Tim had a rough adolescence. ‘In my mid-teens, I drank and took a lot of drugs. I nearly lost it.’ He opens his book with the story of another child, who hanged himself at one of the Bhagwan’s communes in Devon. He says in the book, and repeats to me, that he feels that child could have been him.
‘I hated my stepfather because, although he and my mother had been together for years, our paths had never crossed. We’d had access to her at different times. But he was the one who physically stopped me when I tried to leave. She had made a vow that, whatever it took, she would do her best to try to sort out the damage that had been done.’
Anee has read his book.’She was very supportive about the writing of it. She knew something had been hurt in our family. I’d say she’s embarrassed now about what feels like a period of folly, but she also feels that it was necessary.’ In the book, he recalls her once telling him: ‘I got lost. I would just give myself away to the moment. I didn’t have a substance that kept me anchored in the things that mattered.’
It is difficult, I say, to understand why she didn’t have more doubts at the time, like when she first arrived in Pune, and there were women sniffing people’s armpits at the gates to make sure a) that they were clean and b) that they weren’t wearing deodorants that might aggravate Bhagwan’s allergies. ‘She did have doubts, both about the direction things were going, and about her relationship with me, but she was getting a lot out of it. And she felt what they were doing was important. It’s easy to be cynical now, but they were trying something that hadn’t been tried before. They believed they were finding an entirely new way of living.’
Bhagwan was largely uninterested in children – he advocated sterilisation for his followers – and thought they would best attain enlightenment by being left alone. Schooling was haphazard at Medina Rajneesh, but Guest took refuge in reading and ended up doing well academically: he went to Sussex University to study psychology and subsequently took the creative writing MA at the University of East Anglia.
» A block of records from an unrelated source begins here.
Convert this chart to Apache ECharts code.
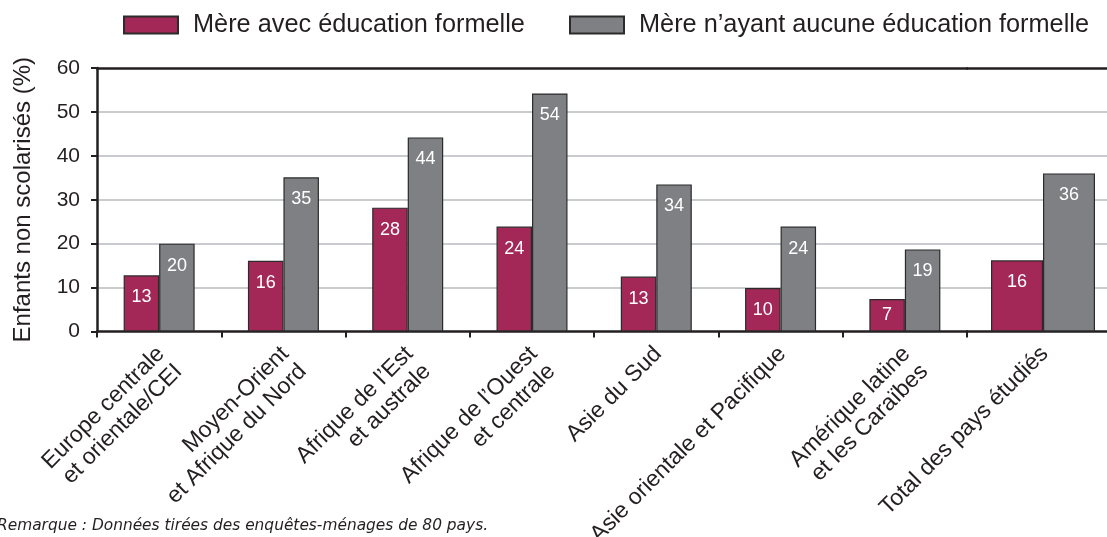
<!DOCTYPE html>
<html>
<head>
<meta charset="utf-8">
<title>Enfants non scolarisés</title>
<script src="https://cdn.jsdelivr.net/npm/echarts@6/dist/echarts.min.js"></script>
<style>
	html, body { margin: 0; padding: 0; background: #fff; }
	#chart { width: 1107px; height: 537px; }
</style>
</head>
<body>
<div id="chart"></div>
<script>
	// données
	var categories = [
		'Europe centrale\net orientale/CEI',
		'Moyen-Orient\net Afrique du Nord',
		'Afrique de l\u2019Est\net australe',
		'Afrique de l\u2019Ouest\net centrale',
		'Asie du Sud',
		'Asie orientale et Pacifique',
		'Amérique latine\net les Caraïbes',
		'Total des pays étudiés'
	];
	var withEducation = [12.8, 16.1, 28.2, 23.9, 12.5, 9.9, 7.4, 16.2];
	var noEducation = [20.0, 35.1, 44.2, 54.2, 33.5, 23.9, 18.7, 36.0];
	var yTicks = [0, 10, 20, 30, 40, 50, 60];

	var nameWith = 'Mère avec éducation formelle';
	var nameNo = 'Mère n\u2019ayant aucune éducation formelle';

	var FONT = "'Liberation Sans', Arial, Helvetica, sans-serif";
	var INK = '#231f20';
	var RED = '#a42857';
	var GREY = '#7e8084';

	// les régions (7 premières) et le total sont dans deux grilles
	var regionCats = categories.slice(0, 7);
	var totalCats = categories.slice(7);

	function toData(vals) {
		return vals.map(function (v) {
			var item = { value: v };
			// barre courte : étiquette au milieu
			if (v < 9) {
				item.label = { position: 'inside' };
			}
			return item;
		});
	}

	var barLabel = {
		show: true,
		position: 'insideTop',
		distance: 13,
		color: '#fff',
		fontSize: 18,
		fontFamily: FONT,
		formatter: function (p) { return Math.round(p.value); }
	};

	function bottomAxis(grid, data) {
		return {
			type: 'category',
			gridIndex: grid,
			data: data,
			position: 'bottom',
			axisLine: { lineStyle: { color: INK, width: 2.5 } },
			axisTick: { show: true, length: 6, lineStyle: { color: INK, width: 2 } },
			axisLabel: {
				interval: 0,
				rotate: 45,
				align: 'right',
				verticalAlign: 'top',
				margin: 3,
				padding: [0, 10, 0, 0],
				fontSize: 23,
				lineHeight: 25,
				color: INK,
				fontFamily: FONT
			}
		};
	}

	function topAxis(grid, data) {
		return {
			type: 'category',
			gridIndex: grid,
			data: data,
			position: 'top',
			axisLine: { lineStyle: { color: INK, width: 2.5 } },
			axisTick: { show: false },
			axisLabel: { show: false }
		};
	}

	var splitLine = {
		show: true,
		showMinLine: false,
		showMaxLine: false,
		lineStyle: { color: '#c9cbcf', width: 2 }
	};

	var legendText = { fontSize: 25.3, color: INK, fontFamily: FONT, padding: [0, 0, 0, 10] };

	var myChart = echarts.init(document.getElementById('chart'));

	var option = {
		animation: false,
		textStyle: { fontFamily: FONT, color: INK },
		legend: [{
			data: [nameWith],
			left: 123,
			top: 12.5,
			padding: 0,
			itemWidth: 54,
			itemHeight: 17,
			icon: 'rect',
			textStyle: legendText
		}, {
			data: [nameNo],
			left: 569,
			top: 12.5,
			padding: 0,
			itemWidth: 54,
			itemHeight: 17,
			icon: 'rect',
			textStyle: legendText
		}],
		grid: [
			{ left: 97, right: 140, top: 68, bottom: 205.5, outerBoundsMode: 'none' },
			{ left: 967, width: 152, top: 68, bottom: 205.5, outerBoundsMode: 'none' }
		],
		xAxis: [
			bottomAxis(0, regionCats),
			topAxis(0, regionCats),
			bottomAxis(1, totalCats),
			topAxis(1, totalCats)
		],
		yAxis: [{
			type: 'value',
			gridIndex: 0,
			min: yTicks[0],
			max: yTicks[yTicks.length - 1],
			interval: 10,
			name: 'Enfants non scolarisés (%)',
			nameLocation: 'middle',
			nameGap: 62,
			nameTextStyle: { fontSize: 24, color: INK, fontFamily: FONT },
			axisLine: { show: true, lineStyle: { color: INK, width: 2.5 } },
			axisTick: { show: true, length: 6, lineStyle: { color: INK, width: 2 } },
			axisLabel: { fontSize: 21, margin: 17, color: INK, fontFamily: FONT },
			splitLine: splitLine
		}, {
			type: 'value',
			gridIndex: 1,
			min: yTicks[0],
			max: yTicks[yTicks.length - 1],
			interval: 10,
			axisLine: { show: false },
			axisTick: { show: false },
			axisLabel: { show: false },
			splitLine: splitLine
		}],
		series: [{
			name: nameWith,
			type: 'bar',
			xAxisIndex: 0,
			yAxisIndex: 0,
			barWidth: 35.5,
			barGap: '0%',
			itemStyle: { color: RED, borderColor: '#2b2b2b', borderWidth: 1.2 },
			label: barLabel,
			data: toData(withEducation.slice(0, 7))
		}, {
			name: nameNo,
			type: 'bar',
			xAxisIndex: 0,
			yAxisIndex: 0,
			barWidth: 35.5,
			barGap: '0%',
			itemStyle: { color: GREY, borderColor: '#2b2b2b', borderWidth: 1.2 },
			label: barLabel,
			data: toData(noEducation.slice(0, 7))
		}, {
			name: nameWith,
			type: 'bar',
			xAxisIndex: 2,
			yAxisIndex: 1,
			barWidth: 52,
			barGap: '0%',
			itemStyle: { color: RED, borderColor: '#2b2b2b', borderWidth: 1.2 },
			label: barLabel,
			data: toData(withEducation.slice(7))
		}, {
			name: nameNo,
			type: 'bar',
			xAxisIndex: 2,
			yAxisIndex: 1,
			barWidth: 52,
			barGap: '0%',
			itemStyle: { color: GREY, borderColor: '#2b2b2b', borderWidth: 1.2 },
			label: barLabel,
			data: toData(noEducation.slice(7))
		}],
		graphic: [{
			type: 'text',
			left: -3,
			top: 518,
			style: {
				text: 'Remarque : Données tirées des enquêtes-ménages de 80 pays.',
				font: "italic 15.4px 'DejaVu Sans', 'Open Sans', sans-serif",
				fill: INK
			}
		}]
	};

	myChart.setOption(option);
</script>
</body>
</html>
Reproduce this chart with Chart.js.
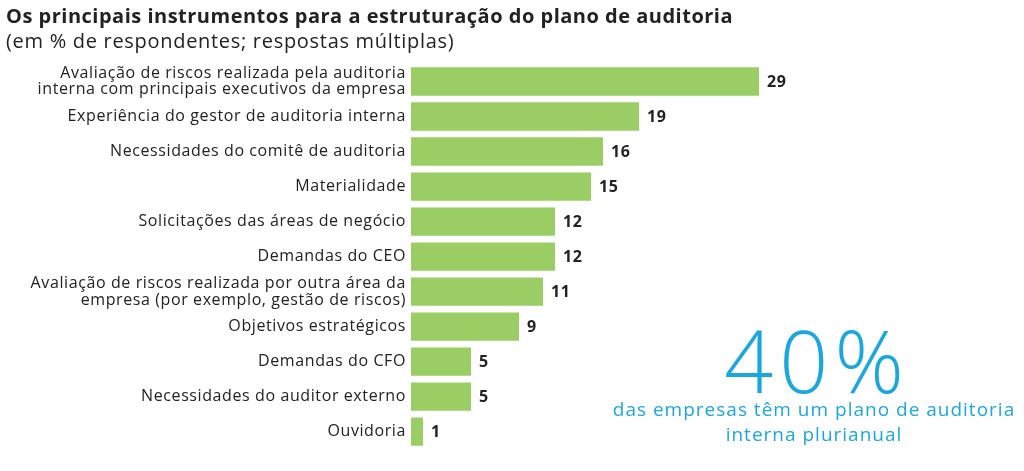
<!DOCTYPE html>
<html>
<head>
<meta charset="utf-8">
<script src="https://cdn.jsdelivr.net/npm/chart.js@4"></script>
<style>
  body { margin: 0; background: #fff; font-family: "Open Sans", sans-serif; }
  #wrap { position: relative; width: 1024px; height: 471px; }
  #chart { position: absolute; left: 0; top: 0; }
  .title { position: absolute; left: 6px; top: 6px; font-size: 20px; line-height: 20px; font-weight: bold; color: #222; letter-spacing: 0.5px; white-space: nowrap; }
  .sub { position: absolute; left: 6px; top: 31px; font-size: 20px; line-height: 20px; color: #222; letter-spacing: 0.7px; white-space: nowrap; }
  .big { position: absolute; left: 603px; width: 428px; top: 317px; text-align: center; font-size: 86px; font-weight: 300; color: #1aa7df; line-height: 1; letter-spacing: 6px; }
  .note { position: absolute; left: 600px; width: 428px; top: 397px; text-align: center; font-size: 19px; color: #1aa7df; line-height: 25px; letter-spacing: 1px; white-space: nowrap; }
</style>
</head>
<body>
<div id="wrap">
  <canvas id="chart" width="1024" height="471"></canvas>
  <div class="title">Os principais instrumentos para a estruturação do plano de auditoria</div>
  <div class="sub">(em % de respondentes; respostas múltiplas)</div>
  <div class="big">40%</div>
  <div class="note">das empresas têm um plano de auditoria<br>interna plurianual</div>
</div>
<script>
// categories and values (% of respondents)
const categories = [
    ['Avaliação de riscos realizada pela auditoria', 'interna com principais executivos da empresa'],
    'Experiência do gestor de auditoria interna',
    'Necessidades do comitê de auditoria',
    'Materialidade',
    'Solicitações das áreas de negócio',
    'Demandas do CEO',
    ['Avaliação de riscos realizada por outra área da', 'empresa (por exemplo, gestão de riscos)'],
    'Objetivos estratégicos',
    'Demandas do CFO',
    'Necessidades do auditor externo',
    'Ouvidoria'
];
const values = [29, 19, 16, 15, 12, 12, 11, 9, 5, 5, 1];

// slightly wider letter spacing for the canvas text
const spacing = {
    id: 'spacing',
    beforeDraw(chart) { chart.ctx.letterSpacing = '0.6px'; },
    afterDraw(chart) { chart.ctx.letterSpacing = '0px'; }
};

// value labels next to each bar
const barLabels = {
    id: 'barLabels',
    afterDatasetsDraw(chart) {
        const ctx = chart.ctx;
        ctx.save();
        ctx.font = 'bold 16px "Open Sans"';
        ctx.letterSpacing = '0.5px';
        ctx.fillStyle = '#222';
        ctx.textBaseline = 'middle';
        chart.getDatasetMeta(0).data.forEach((bar, i) => {
            ctx.fillText(values[i], bar.x + 8, bar.y + 1);
        });
        ctx.restore();
    }
};

new Chart(document.getElementById('chart'), {
    type: 'bar',
    data: {
        labels: categories,
        datasets: [{
            data: values,
            backgroundColor: '#9acd63',
            categoryPercentage: 1,
            barPercentage: 0.81
        }]
    },
    options: {
        indexAxis: 'y',
        responsive: false,
        animation: false,
        layout: { padding: { top: 64, bottom: 13, right: 13, left: 0 } },
        plugins: { legend: { display: false }, tooltip: { enabled: false } },
        scales: {
            x: { display: false, min: 0, max: 50 },
            y: {
                grid: { display: false, drawTicks: false },
                border: { display: false },
                ticks: {
                    autoSkip: false,
                    color: '#222',
                    font: { family: 'Open Sans', size: 16, lineHeight: 1.05 },
                    padding: 5
                },
                afterFit(scale) { scale.width = 411; }
            }
        }
    },
    plugins: [spacing, barLabels]
});
</script>
</body>
</html>
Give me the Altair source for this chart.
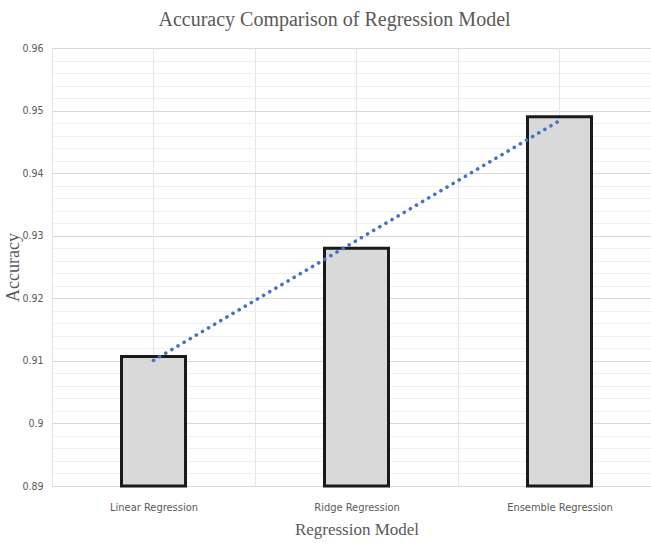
import altair as alt
import numpy as np
import pandas as pd

# Model accuracies
models = ["Linear Regression", "Ridge Regression", "Ensemble Regression"]
accuracy = [0.9107, 0.928, 0.949]

# Accuracy axis range
y_min, y_max = 0.89, 0.96

# Linear trend over the three models (fitted on model order 1..3)
order = np.arange(1, len(models) + 1)
slope, intercept = np.polyfit(order, accuracy, 1)
trend = [float(slope * i + intercept) for i in order]

bars_df = pd.DataFrame({"model": models, "accuracy": accuracy, "base": [y_min] * len(models)})
trend_df = pd.DataFrame({"model": models, "trend": trend})

# y ticks every 0.002, labelled every 0.01
y_ticks = [round(y_min + i * 0.002, 3) for i in range(36)]
is_major = "round(datum.value * 1000) % 10 == 0"

W, H = 599, 438
serif = "Liberation Serif"
narrow = "DejaVu Sans Condensed, Liberation Sans Narrow, Arial Narrow, sans-serif"

x_scale = alt.Scale(domain=models, range=[0, 609], paddingInner=0, paddingOuter=0)
y_scale = alt.Scale(domain=[y_min, y_max], zero=False, nice=False)

x_axis = alt.Axis(
    title="Regression Model",
    labelAngle=0,
    tickBand="extent",
    domain=False,
    ticks=False,
    grid=True,
    gridColor="#e6e6e6",
    labelFont=narrow,
    labelFontSize=11,
    labelColor="#595959",
    labelPadding=15,
    titleFont=serif,
    titleFontSize=17,
    titleFontWeight="normal",
    titleColor="#595959",
    titlePadding=9,
)

y_axis = alt.Axis(
    title="Accuracy",
    values=y_ticks,
    tickCount=len(y_ticks),
    labelExpr=f"{is_major} ? format(datum.value, '.2~f') : ''",
    labelOverlap=False,
    domain=False,
    ticks=False,
    grid=True,
    gridColor={"condition": {"test": is_major, "value": "#d9d9d9"}, "value": "#f0f0f0"},
    labelFont=narrow,
    labelFontSize=10.5,
    labelColor="#595959",
    labelPadding=9,
    titleFont=serif,
    titleFontSize=18,
    titleFontWeight="normal",
    titleColor="#595959",
    titleX=-30,
    titleY=H / 2,
)

# vertical guide lines through the middle of each category
center_lines = alt.Chart(bars_df).mark_rule(color="#e6e6e6", strokeWidth=1).encode(
    x=alt.X("model:N", scale=x_scale, axis=x_axis, sort=models),
    y=alt.value(0),
    y2=alt.value(H),
)

bars = alt.Chart(bars_df).mark_bar(
    size=64, fill="#d9d9d9", stroke="#1a1a1a", strokeWidth=3
).encode(
    x=alt.X("model:N", scale=x_scale, axis=x_axis, sort=models),
    y=alt.Y("accuracy:Q", scale=y_scale, axis=y_axis),
    y2="base:Q",
)

trend_line = alt.Chart(trend_df).mark_line(
    color="#4472c4", strokeWidth=3.6, strokeCap="round", strokeDash=[0.1, 7]
).encode(
    x=alt.X("model:N", scale=x_scale, sort=models),
    y=alt.Y("trend:Q", scale=y_scale),
)

chart = alt.layer(center_lines, bars, trend_line).properties(
    width=W,
    height=H,
    autosize=alt.AutoSizeParams(type="none"),
    padding={"left": 52, "top": 48, "right": 0, "bottom": 57},
    title=alt.TitleParams(
        "Accuracy Comparison of Regression Model",
        font=serif,
        fontSize=20,
        fontWeight="normal",
        color="#595959",
        anchor="middle",
        frame="group",
        dx=-17,
        offset=13,
    ),
).configure_view(stroke=None).configure(background="white")

chart.save("out.html", embed_options={"renderer": "svg", "actions": False})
Today, he lives in east London with his girlfriend, whom he has been seeing for four years. He says he is unaware of his childhood having had any particular impact on his ability to conduct relationships, although his careless upbringing has made him cautious about parenthood, ‘aware of what a massive thing it is to take on a child’. His attitude to people in groups, however, ‘is more complex. I love living with groups of people, and I love going on holiday in groups’.
My Life in Orange, though slightly patchwork in its construction, is an absorbing piece of writing, all the more compelling for begging as many questions as it answers and for the author’s refusal to ask for pity. There are many moments that betray its heart. One of the adult sannyasis’ favourite encounter groups involved pretending to be in a boat, from which they had to throw one another overboard, which required them to demolish each other’s characters. In 1983, with two weeks off school for Christmas, the Medina children invented their version of this game. They built a boat of pillows and duvets and sat in it watching television from morning to late at night. They didn’t allow any adults in and, if one of them fell out, they’d cry: ‘Shark’, and haul them back on board.